(Code that draws figures)

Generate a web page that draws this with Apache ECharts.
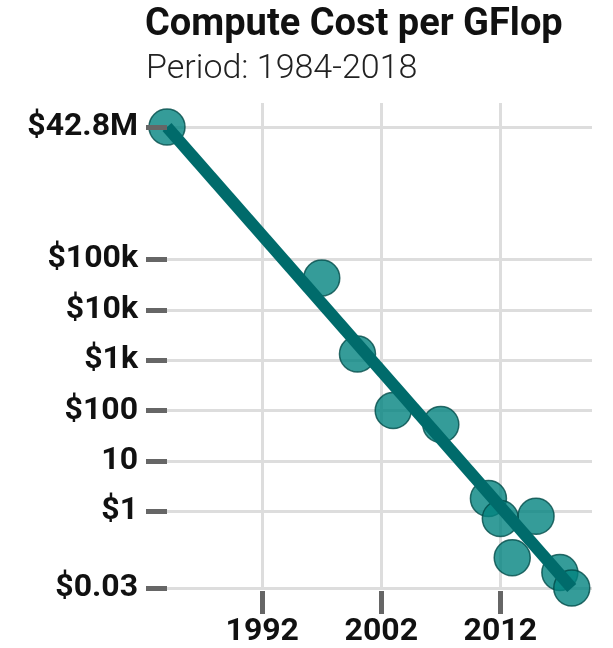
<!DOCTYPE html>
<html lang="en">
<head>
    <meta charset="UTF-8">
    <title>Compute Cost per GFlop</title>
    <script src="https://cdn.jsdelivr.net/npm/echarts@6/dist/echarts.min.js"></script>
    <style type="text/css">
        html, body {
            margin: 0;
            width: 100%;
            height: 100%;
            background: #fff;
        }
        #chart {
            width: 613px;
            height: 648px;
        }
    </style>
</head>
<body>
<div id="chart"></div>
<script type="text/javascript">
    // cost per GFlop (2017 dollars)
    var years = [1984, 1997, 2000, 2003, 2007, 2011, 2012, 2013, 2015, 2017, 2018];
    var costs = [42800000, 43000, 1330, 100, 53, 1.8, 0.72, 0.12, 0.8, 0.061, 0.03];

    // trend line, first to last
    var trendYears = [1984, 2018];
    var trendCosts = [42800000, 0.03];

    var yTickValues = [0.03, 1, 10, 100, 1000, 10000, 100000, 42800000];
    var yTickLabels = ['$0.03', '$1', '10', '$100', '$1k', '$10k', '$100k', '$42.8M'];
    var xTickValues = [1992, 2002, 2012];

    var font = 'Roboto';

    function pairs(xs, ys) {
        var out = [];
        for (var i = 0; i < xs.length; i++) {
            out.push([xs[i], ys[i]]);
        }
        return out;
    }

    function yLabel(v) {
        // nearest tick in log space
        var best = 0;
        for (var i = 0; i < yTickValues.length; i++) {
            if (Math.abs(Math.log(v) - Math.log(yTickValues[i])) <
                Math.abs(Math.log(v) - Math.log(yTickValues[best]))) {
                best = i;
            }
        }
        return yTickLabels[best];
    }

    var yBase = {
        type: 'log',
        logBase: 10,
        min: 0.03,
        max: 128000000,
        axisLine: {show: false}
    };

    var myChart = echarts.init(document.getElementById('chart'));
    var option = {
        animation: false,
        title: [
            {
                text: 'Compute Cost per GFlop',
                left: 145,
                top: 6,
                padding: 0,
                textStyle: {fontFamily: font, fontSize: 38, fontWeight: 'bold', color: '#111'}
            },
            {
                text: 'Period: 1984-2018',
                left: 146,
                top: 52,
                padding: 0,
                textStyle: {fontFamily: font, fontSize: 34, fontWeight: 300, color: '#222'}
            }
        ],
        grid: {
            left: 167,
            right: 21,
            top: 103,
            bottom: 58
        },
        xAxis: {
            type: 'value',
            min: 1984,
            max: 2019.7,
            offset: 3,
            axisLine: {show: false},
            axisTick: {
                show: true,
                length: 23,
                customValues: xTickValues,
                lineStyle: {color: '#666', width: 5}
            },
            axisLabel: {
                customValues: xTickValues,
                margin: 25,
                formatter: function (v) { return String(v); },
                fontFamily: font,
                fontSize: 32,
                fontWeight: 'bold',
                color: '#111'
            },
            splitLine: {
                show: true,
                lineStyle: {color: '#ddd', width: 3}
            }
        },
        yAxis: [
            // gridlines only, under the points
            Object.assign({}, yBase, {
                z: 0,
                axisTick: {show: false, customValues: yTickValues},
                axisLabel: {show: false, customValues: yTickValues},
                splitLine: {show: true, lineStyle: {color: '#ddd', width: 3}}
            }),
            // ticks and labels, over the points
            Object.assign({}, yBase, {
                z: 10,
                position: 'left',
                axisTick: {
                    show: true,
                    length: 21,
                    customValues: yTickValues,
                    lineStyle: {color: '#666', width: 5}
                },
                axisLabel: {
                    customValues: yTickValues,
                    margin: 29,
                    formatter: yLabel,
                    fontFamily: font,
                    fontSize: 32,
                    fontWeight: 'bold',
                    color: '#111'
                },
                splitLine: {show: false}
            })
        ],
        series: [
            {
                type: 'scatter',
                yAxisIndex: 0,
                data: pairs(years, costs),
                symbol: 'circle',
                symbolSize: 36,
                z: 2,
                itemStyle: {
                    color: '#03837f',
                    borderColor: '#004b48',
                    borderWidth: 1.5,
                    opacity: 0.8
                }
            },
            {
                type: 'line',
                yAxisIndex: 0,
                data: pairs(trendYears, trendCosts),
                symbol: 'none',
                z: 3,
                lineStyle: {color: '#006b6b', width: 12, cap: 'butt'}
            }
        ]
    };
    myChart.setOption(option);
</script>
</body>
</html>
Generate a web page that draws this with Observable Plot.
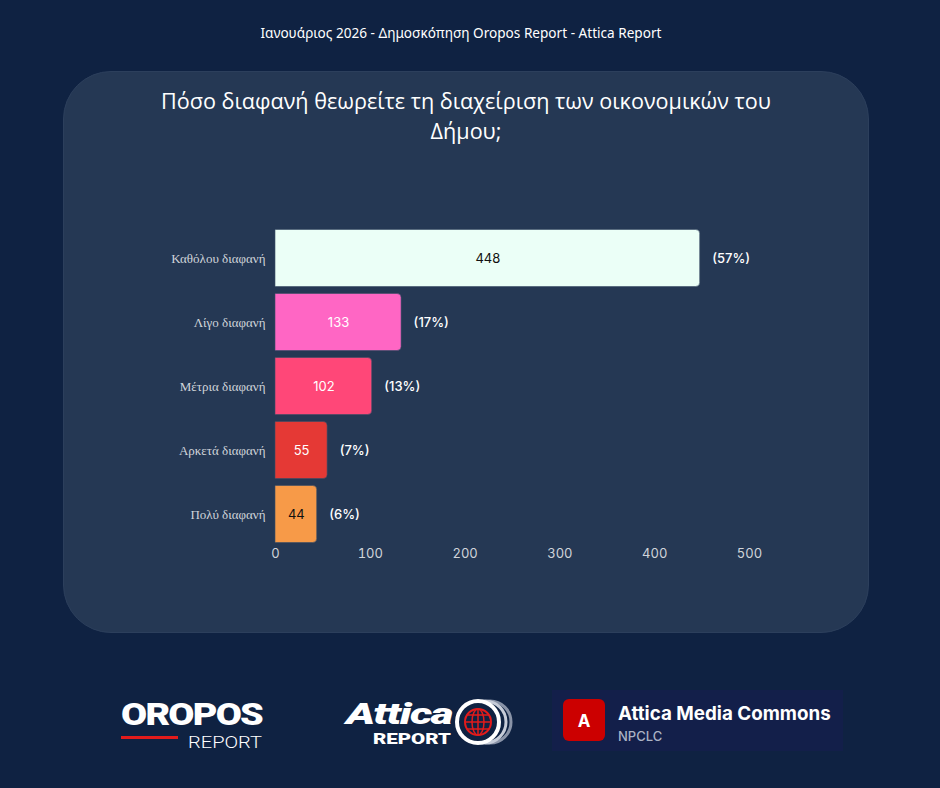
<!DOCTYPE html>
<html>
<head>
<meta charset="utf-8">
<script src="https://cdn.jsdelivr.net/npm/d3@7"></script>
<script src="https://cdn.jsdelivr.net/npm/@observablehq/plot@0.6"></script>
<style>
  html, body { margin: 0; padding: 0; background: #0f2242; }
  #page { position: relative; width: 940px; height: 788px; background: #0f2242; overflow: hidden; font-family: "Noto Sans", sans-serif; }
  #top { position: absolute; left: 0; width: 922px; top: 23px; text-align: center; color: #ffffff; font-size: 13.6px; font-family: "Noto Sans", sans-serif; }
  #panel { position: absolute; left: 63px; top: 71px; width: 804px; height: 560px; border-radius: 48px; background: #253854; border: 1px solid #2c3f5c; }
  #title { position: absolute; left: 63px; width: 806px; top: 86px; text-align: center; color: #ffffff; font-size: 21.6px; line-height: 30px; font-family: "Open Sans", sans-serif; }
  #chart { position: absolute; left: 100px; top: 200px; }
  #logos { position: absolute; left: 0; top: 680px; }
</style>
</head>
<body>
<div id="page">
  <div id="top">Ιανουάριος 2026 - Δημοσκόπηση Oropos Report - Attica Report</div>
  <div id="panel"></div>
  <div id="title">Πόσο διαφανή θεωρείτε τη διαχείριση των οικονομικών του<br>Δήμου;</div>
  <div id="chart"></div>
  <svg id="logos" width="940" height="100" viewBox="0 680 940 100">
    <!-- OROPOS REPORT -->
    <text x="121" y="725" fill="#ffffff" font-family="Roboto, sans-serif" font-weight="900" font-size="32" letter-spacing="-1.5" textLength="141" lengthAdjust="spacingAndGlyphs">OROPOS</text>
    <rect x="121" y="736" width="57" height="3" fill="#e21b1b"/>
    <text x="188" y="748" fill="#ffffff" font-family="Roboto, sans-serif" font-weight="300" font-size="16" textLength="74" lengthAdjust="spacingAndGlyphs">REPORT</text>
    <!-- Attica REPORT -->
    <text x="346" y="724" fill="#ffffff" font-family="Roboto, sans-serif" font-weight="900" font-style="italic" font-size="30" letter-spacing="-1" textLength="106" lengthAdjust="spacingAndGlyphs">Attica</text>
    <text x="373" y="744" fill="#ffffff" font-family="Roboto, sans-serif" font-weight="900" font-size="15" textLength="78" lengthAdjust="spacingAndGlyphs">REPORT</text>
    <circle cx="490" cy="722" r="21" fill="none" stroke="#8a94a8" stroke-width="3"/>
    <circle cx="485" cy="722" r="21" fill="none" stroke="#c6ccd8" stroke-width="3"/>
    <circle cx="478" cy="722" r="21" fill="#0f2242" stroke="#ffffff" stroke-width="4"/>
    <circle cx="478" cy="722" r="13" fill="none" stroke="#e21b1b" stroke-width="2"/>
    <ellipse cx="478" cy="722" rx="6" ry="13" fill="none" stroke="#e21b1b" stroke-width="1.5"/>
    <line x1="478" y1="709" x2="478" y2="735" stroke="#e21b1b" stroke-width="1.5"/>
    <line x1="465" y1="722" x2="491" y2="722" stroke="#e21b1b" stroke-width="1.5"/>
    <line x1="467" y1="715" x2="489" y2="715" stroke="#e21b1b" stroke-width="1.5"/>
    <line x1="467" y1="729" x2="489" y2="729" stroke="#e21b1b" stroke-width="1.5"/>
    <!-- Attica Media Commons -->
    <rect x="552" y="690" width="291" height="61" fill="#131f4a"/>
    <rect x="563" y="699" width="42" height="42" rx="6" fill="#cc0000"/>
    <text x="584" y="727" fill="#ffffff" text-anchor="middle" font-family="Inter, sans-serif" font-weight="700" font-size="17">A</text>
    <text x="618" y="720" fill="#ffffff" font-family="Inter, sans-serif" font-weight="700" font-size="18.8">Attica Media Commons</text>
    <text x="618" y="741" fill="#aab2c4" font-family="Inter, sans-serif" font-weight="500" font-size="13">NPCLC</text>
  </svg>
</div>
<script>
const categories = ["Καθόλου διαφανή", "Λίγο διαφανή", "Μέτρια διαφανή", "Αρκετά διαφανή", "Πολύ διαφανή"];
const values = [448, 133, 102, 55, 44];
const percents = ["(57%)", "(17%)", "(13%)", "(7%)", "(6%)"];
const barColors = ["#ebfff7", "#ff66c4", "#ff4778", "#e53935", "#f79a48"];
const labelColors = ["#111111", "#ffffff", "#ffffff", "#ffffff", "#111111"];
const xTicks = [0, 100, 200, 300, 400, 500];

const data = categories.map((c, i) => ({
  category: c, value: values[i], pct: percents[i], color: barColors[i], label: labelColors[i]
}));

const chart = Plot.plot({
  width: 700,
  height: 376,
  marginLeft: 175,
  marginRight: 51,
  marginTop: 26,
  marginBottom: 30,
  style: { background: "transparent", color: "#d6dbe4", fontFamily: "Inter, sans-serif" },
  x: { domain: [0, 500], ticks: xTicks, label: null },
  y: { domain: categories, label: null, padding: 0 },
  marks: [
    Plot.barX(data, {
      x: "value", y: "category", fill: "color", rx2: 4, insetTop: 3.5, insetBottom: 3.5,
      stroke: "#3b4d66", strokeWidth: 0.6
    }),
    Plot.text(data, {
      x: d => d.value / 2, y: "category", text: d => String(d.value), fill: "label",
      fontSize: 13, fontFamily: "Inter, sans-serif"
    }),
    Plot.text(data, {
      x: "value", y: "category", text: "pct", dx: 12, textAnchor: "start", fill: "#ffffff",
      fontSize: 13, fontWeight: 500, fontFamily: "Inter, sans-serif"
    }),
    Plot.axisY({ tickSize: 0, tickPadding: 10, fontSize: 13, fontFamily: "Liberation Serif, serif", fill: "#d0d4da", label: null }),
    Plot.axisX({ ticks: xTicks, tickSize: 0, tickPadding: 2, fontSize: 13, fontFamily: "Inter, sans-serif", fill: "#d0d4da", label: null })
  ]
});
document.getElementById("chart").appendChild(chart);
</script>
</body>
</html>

◆ **Your goal**
Repeat the records above exactly, from the first line through the line containing "var font = 'Roboto';", and leave out the pictures.

◆ **Solution below**
Generate a web page that draws this with Apache ECharts.
<!DOCTYPE html>
<html lang="en">
<head>
    <meta charset="UTF-8">
    <title>Compute Cost per GFlop</title>
    <script src="https://cdn.jsdelivr.net/npm/echarts@6/dist/echarts.min.js"></script>
    <style type="text/css">
        html, body {
            margin: 0;
            width: 100%;
            height: 100%;
            background: #fff;
        }
        #chart {
            width: 613px;
            height: 648px;
        }
    </style>
</head>
<body>
<div id="chart"></div>
<script type="text/javascript">
    // cost per GFlop (2017 dollars)
    var years = [1984, 1997, 2000, 2003, 2007, 2011, 2012, 2013, 2015, 2017, 2018];
    var costs = [42800000, 43000, 1330, 100, 53, 1.8, 0.72, 0.12, 0.8, 0.061, 0.03];

    // trend line, first to last
    var trendYears = [1984, 2018];
    var trendCosts = [42800000, 0.03];

    var yTickValues = [0.03, 1, 10, 100, 1000, 10000, 100000, 42800000];
    var yTickLabels = ['$0.03', '$1', '10', '$100', '$1k', '$10k', '$100k', '$42.8M'];
    var xTickValues = [1992, 2002, 2012];

    var font = 'Roboto';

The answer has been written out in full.